Le lyrisme arabe s’exprime en trois registres principaux : l’amour, la nature, les vertus humaines. Mais il réside moins dans le traitement de thèmes usés par un emploi trop fréquent que dans les structures du poème, l’organisation du vers et surtout la nature du langage. « Un même répertoire de grands sentiments, qui sont le lot commun de l’humanité, lui fournissant ses thèmes inépuisables d’inspiration », comme le fait remarquer Jean Cohen à propos de la poésie lyrique, « le poète est poète non par ce qu’il a pensé ou senti, mais par ce qu’il a dit. Il est créateur non d’idées mais de mots. » Considérons comment, dans la qaṣīda, le langage surmonte la banalité du contenu pour faire surgir sa poésie.

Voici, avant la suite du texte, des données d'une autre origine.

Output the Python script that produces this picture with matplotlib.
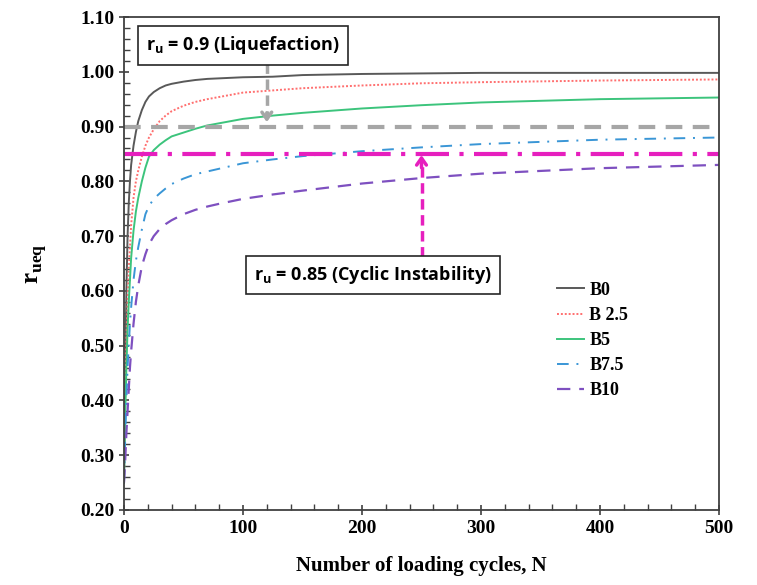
import matplotlib
matplotlib.use('Agg')
import matplotlib.pyplot as plt
from matplotlib.ticker import MultipleLocator

# data
cycles = [0, 1, 2, 3, 4, 5, 6, 8, 10, 12, 15, 18, 21, 25, 30, 35, 40, 50, 60, 70, 80,
          100, 125, 150, 200, 250, 300, 400, 500]
b0 = [0.25, 0.45, 0.60, 0.70, 0.76, 0.80, 0.83, 0.865, 0.89, 0.91, 0.93, 0.945, 0.955,
      0.963, 0.970, 0.975, 0.978, 0.982, 0.985, 0.987, 0.988, 0.990, 0.991, 0.994,
      0.996, 0.997, 0.998, 0.998, 0.998]
b25 = [0.25, 0.40, 0.51, 0.58, 0.64, 0.68, 0.72, 0.77, 0.80, 0.82, 0.845, 0.865, 0.88,
       0.895, 0.91, 0.92, 0.928, 0.938, 0.945, 0.950, 0.954, 0.962, 0.966, 0.970,
       0.975, 0.979, 0.981, 0.984, 0.986]
b5 = [0.25, 0.37, 0.46, 0.53, 0.58, 0.62, 0.66, 0.71, 0.745, 0.77, 0.80, 0.825, 0.845,
      0.857, 0.867, 0.875, 0.882, 0.889, 0.896, 0.902, 0.906, 0.914, 0.920, 0.925,
      0.933, 0.939, 0.944, 0.950, 0.953]
b75 = [0.25, 0.33, 0.40, 0.46, 0.50, 0.54, 0.57, 0.62, 0.655, 0.68, 0.712, 0.74, 0.755,
       0.768, 0.778, 0.787, 0.795, 0.805, 0.813, 0.818, 0.823, 0.833, 0.840, 0.846,
       0.855, 0.862, 0.868, 0.876, 0.880]
b10 = [0.25, 0.29, 0.34, 0.38, 0.42, 0.46, 0.49, 0.54, 0.58, 0.61, 0.645, 0.667, 0.685,
       0.70, 0.713, 0.722, 0.729, 0.740, 0.748, 0.754, 0.759, 0.768, 0.776, 0.783,
       0.796, 0.806, 0.814, 0.824, 0.830]
labels = ['B0', 'B 2.5', 'B5', 'B7.5', 'B10']

ru_liq = 0.90
ru_cyc = 0.85

serif = {'family': 'Liberation Serif', 'weight': 'bold'}

fig = plt.figure(figsize=(7.57, 5.85), dpi=100)
ax = fig.add_axes([124/757, 75/585, 595/757, 493/585])

ax.plot(cycles, b0, color='#595959', lw=1.4, ls='-', label=labels[0])
ax.plot(cycles, b25, color='#ff6f6f', lw=1.4, ls=(0, (1, 1)), label=labels[1])
ax.plot(cycles, b5, color='#3cc47c', lw=1.4, ls='-', label=labels[2])
ax.plot(cycles, b75, color='#3a96d6', lw=1.4, ls=(0, (6, 4, 1, 4)), label=labels[3])
ax.plot(cycles, b10, color='#7e50c0', lw=1.6, ls=(0, (6, 4)), label=labels[4])

# threshold lines
ax.axhline(ru_liq, color='#a6a6a6', lw=3, ls=(0, (4, 2.5)))
ax.axhline(ru_cyc, color='#e61fbe', lw=3, ls=(0, (8, 2.5, 1, 2.5)))

# annotation boxes with arrows
box = dict(boxstyle='square,pad=0.45', fc='white', ec='#262626', lw=1.2)
ax.text(100, 1.048, r'r$_\mathregular{u}$ = 0.9 (Liquefaction)', ha='center', va='center',
        fontsize=13, family='Open Sans', weight='bold', bbox=box)
ax.plot([120, 120], [1.016, 0.915], color='#a6a6a6', lw=2.5, ls=(0, (3, 1.6)))
ax.annotate('', xy=(120, 0.903), xytext=(120, 0.93),
            arrowprops=dict(arrowstyle='->,head_length=0.5,head_width=0.35',
                            color='#a6a6a6', lw=2.5))

ax.text(209, 0.629, r'r$_\mathregular{u}$ = 0.85 (Cyclic Instability)', ha='center', va='center',
        fontsize=13, family='Open Sans', weight='bold', bbox=box)
ax.plot([250, 250], [0.662, 0.835], color='#e61fbe', lw=2.5, ls=(0, (3, 1.6)))
ax.annotate('', xy=(250, 0.853), xytext=(250, 0.82),
            arrowprops=dict(arrowstyle='->,head_length=0.5,head_width=0.35',
                            color='#e61fbe', lw=2.5))

ax.set_xlim(0, 500)
ax.set_ylim(0.20, 1.10)
ax.xaxis.set_major_locator(MultipleLocator(100))
ax.xaxis.set_minor_locator(MultipleLocator(20))
ax.yaxis.set_major_locator(MultipleLocator(0.1))
ax.yaxis.set_minor_locator(MultipleLocator(0.02))
ax.yaxis.set_major_formatter(plt.FormatStrFormatter('%.2f'))
ax.tick_params(which='major', direction='inout', length=7, width=1.2, color='#404040')
ax.tick_params(which='minor', direction='in', length=4, width=1.0, color='#404040')
for t in ax.get_xticklabels() + ax.get_yticklabels():
    t.set_fontproperties(serif)
    t.set_fontsize(14)
for s in ax.spines.values():
    s.set_color('#404040')
    s.set_linewidth(1.3)

ax.set_xlabel('Number of loading cycles, N', fontdict=serif, fontsize=15, labelpad=14)
ax.set_ylabel(r'r$_\mathregular{ueq}$', fontdict=serif, fontsize=18, labelpad=22)

leg = ax.legend(loc='upper left', bbox_to_anchor=(0.70, 0.496), frameon=False,
                prop={'family': 'Liberation Serif', 'weight': 'bold', 'size': 13},
                handlelength=1.5, labelspacing=0.45, handletextpad=0.3)

fig.savefig('out.png', dpi=100)
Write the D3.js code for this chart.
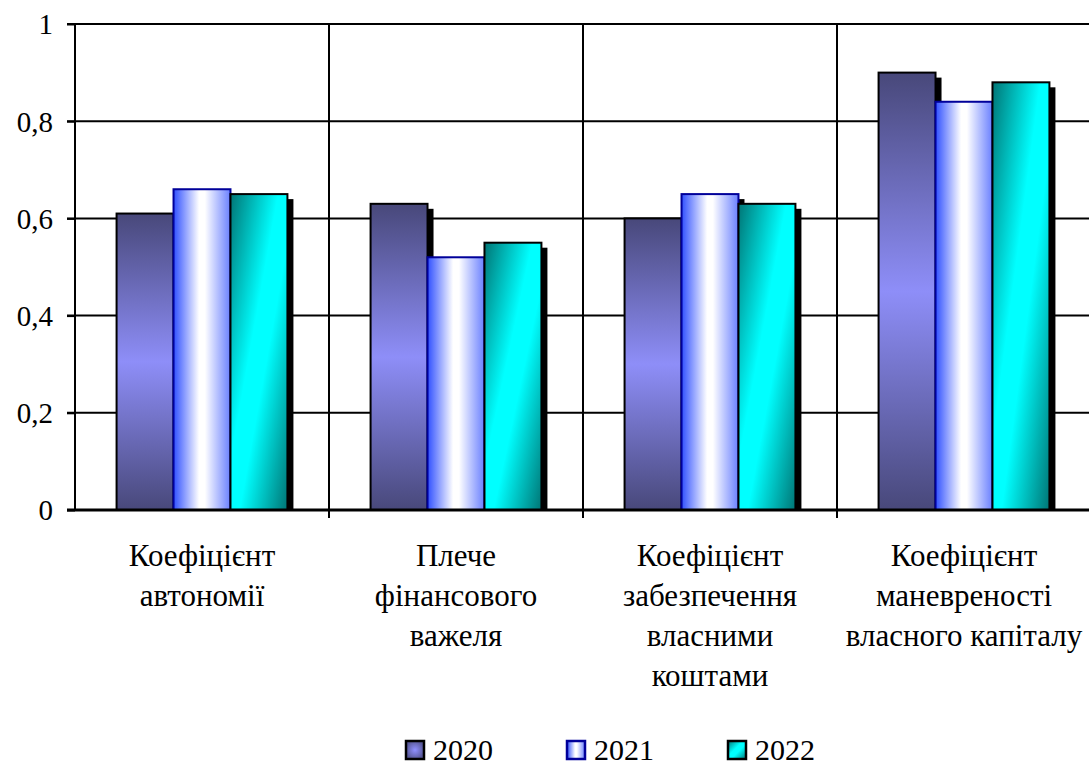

On connaît la division tripartite de la qaṣīda. C’est d’abord le nasīb, prélude élégiaque né de la visite d’un campement déserté, d’une séparation au petit jour, ou de l’apparition de l’ombre de la Dame ; à partir de ces situations conventionnelles, utilisant souvent la fiction de réminiscences lointaines, l’amant évoque sa passion en termes érotiques ou courtois. Le nasīb se présente comme un agglomérat de motifs et nuances thématiques. Le raḥīl, qui vient ensuite, est la marche vers le protecteur, à travers le désert et ses périls ; le poète décrit son coursier, ses armes, les bêtes sauvages, les forces de la nature qui s’opposent à son passage. C’est le lieu privilégié du lyrisme descriptif. Enfin le madīḥ se présente comme un panégyrique du dédicataire, une glorification de ses vertus, de son ascendance, de ses faits d’armes.